"""
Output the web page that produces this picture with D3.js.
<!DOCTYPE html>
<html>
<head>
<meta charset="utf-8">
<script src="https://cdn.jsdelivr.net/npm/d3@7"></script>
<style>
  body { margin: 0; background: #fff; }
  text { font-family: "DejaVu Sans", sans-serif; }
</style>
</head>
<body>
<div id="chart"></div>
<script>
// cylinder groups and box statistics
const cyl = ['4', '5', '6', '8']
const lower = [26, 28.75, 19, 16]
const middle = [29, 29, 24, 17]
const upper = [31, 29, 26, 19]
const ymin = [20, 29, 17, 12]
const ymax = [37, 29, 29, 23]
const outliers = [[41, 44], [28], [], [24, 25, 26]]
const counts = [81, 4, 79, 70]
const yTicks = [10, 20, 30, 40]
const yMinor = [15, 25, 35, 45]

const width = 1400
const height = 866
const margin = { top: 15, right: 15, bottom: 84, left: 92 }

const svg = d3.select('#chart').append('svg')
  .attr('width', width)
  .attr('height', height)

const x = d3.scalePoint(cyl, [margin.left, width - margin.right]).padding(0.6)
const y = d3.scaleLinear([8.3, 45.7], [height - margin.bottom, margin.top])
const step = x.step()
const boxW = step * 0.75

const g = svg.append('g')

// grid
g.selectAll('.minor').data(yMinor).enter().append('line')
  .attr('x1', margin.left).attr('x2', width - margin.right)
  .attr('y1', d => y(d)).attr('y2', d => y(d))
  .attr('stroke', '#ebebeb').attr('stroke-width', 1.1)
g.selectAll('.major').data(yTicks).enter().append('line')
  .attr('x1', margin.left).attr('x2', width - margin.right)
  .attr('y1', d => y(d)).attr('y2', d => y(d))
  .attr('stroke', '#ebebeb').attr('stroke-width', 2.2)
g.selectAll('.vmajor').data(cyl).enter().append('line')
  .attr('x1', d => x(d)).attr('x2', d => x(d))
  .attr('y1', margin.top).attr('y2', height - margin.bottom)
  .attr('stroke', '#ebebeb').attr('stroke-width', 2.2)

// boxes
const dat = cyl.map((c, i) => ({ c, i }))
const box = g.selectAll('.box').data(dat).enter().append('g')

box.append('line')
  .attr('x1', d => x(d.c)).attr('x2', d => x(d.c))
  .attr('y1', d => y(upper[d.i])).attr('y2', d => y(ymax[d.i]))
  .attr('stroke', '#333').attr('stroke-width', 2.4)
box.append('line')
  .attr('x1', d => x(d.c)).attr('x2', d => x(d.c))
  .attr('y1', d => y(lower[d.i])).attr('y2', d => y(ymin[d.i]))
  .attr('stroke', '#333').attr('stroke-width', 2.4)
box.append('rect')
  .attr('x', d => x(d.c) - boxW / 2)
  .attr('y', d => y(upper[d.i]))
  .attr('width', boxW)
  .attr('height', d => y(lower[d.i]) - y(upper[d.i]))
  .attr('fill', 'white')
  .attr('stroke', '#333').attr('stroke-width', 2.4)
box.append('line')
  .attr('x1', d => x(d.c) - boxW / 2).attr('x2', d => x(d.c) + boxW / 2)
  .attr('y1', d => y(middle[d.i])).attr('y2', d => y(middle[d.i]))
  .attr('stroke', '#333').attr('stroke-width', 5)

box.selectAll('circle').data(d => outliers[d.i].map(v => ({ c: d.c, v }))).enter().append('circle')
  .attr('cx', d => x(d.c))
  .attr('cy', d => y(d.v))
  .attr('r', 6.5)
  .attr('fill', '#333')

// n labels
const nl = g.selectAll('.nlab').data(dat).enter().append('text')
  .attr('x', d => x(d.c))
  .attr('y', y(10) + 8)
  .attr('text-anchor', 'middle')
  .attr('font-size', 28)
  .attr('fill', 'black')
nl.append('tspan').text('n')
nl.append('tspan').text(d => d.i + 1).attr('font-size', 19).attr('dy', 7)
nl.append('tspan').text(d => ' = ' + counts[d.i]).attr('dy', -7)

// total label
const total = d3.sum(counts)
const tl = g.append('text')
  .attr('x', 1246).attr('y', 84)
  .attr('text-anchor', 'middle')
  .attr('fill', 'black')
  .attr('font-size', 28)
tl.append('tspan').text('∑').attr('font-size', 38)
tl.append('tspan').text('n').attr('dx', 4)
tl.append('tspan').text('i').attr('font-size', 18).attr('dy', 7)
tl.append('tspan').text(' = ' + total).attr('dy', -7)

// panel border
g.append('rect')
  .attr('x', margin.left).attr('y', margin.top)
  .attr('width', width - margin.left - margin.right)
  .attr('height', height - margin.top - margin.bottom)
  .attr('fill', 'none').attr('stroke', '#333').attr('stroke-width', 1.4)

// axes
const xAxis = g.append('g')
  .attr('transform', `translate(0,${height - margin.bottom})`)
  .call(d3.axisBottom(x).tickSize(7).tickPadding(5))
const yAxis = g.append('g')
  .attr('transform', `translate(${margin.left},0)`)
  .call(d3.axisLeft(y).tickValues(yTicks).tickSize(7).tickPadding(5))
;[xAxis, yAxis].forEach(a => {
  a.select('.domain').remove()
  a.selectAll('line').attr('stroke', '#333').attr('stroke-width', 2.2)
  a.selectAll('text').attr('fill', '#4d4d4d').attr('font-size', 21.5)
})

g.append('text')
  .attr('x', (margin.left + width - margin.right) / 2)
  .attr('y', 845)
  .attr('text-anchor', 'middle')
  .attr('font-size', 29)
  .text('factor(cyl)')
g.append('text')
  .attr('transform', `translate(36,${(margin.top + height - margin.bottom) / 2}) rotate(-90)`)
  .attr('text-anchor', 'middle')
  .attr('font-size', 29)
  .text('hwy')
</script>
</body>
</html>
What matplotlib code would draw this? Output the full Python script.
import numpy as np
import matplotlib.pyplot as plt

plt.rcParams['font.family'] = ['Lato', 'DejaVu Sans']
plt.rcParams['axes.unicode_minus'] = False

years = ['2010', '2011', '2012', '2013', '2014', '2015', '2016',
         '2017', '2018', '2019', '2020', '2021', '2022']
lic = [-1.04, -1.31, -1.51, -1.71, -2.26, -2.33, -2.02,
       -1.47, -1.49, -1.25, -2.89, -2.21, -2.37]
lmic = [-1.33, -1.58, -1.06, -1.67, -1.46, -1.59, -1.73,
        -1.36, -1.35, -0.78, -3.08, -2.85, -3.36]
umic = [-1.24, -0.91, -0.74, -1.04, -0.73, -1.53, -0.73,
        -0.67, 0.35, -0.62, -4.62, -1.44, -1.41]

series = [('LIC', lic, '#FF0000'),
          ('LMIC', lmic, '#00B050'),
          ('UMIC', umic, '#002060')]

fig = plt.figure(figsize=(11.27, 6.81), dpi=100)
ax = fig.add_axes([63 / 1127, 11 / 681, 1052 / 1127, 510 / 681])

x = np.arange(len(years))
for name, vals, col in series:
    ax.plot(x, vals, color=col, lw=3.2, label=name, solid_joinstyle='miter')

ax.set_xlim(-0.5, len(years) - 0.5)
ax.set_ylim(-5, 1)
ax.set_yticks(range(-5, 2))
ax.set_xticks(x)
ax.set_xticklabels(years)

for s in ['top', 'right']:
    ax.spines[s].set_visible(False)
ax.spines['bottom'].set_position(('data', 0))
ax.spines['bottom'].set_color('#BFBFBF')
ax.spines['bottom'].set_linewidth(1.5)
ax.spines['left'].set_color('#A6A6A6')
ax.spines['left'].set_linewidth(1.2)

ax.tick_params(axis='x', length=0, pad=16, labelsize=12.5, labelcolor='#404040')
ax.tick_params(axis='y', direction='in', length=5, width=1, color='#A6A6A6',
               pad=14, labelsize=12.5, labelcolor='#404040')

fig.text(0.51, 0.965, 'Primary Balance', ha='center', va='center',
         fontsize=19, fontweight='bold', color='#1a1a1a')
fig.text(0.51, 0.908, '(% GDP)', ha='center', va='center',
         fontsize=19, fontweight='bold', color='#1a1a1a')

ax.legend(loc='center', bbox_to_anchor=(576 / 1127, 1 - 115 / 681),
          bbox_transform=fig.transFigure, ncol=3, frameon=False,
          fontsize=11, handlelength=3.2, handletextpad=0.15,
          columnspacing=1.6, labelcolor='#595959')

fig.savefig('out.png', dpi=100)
"""
Word for word, please print every line from the beginning of the records to the line bearing "const yMinor = [15, 25, 35, 45]", counting both ends and stopping there.

Output the web page that produces this picture with D3.js.
<!DOCTYPE html>
<html>
<head>
<meta charset="utf-8">
<script src="https://cdn.jsdelivr.net/npm/d3@7"></script>
<style>
  body { margin: 0; background: #fff; }
  text { font-family: "DejaVu Sans", sans-serif; }
</style>
</head>
<body>
<div id="chart"></div>
<script>
// cylinder groups and box statistics
const cyl = ['4', '5', '6', '8']
const lower = [26, 28.75, 19, 16]
const middle = [29, 29, 24, 17]
const upper = [31, 29, 26, 19]
const ymin = [20, 29, 17, 12]
const ymax = [37, 29, 29, 23]
const outliers = [[41, 44], [28], [], [24, 25, 26]]
const counts = [81, 4, 79, 70]
const yTicks = [10, 20, 30, 40]
const yMinor = [15, 25, 35, 45]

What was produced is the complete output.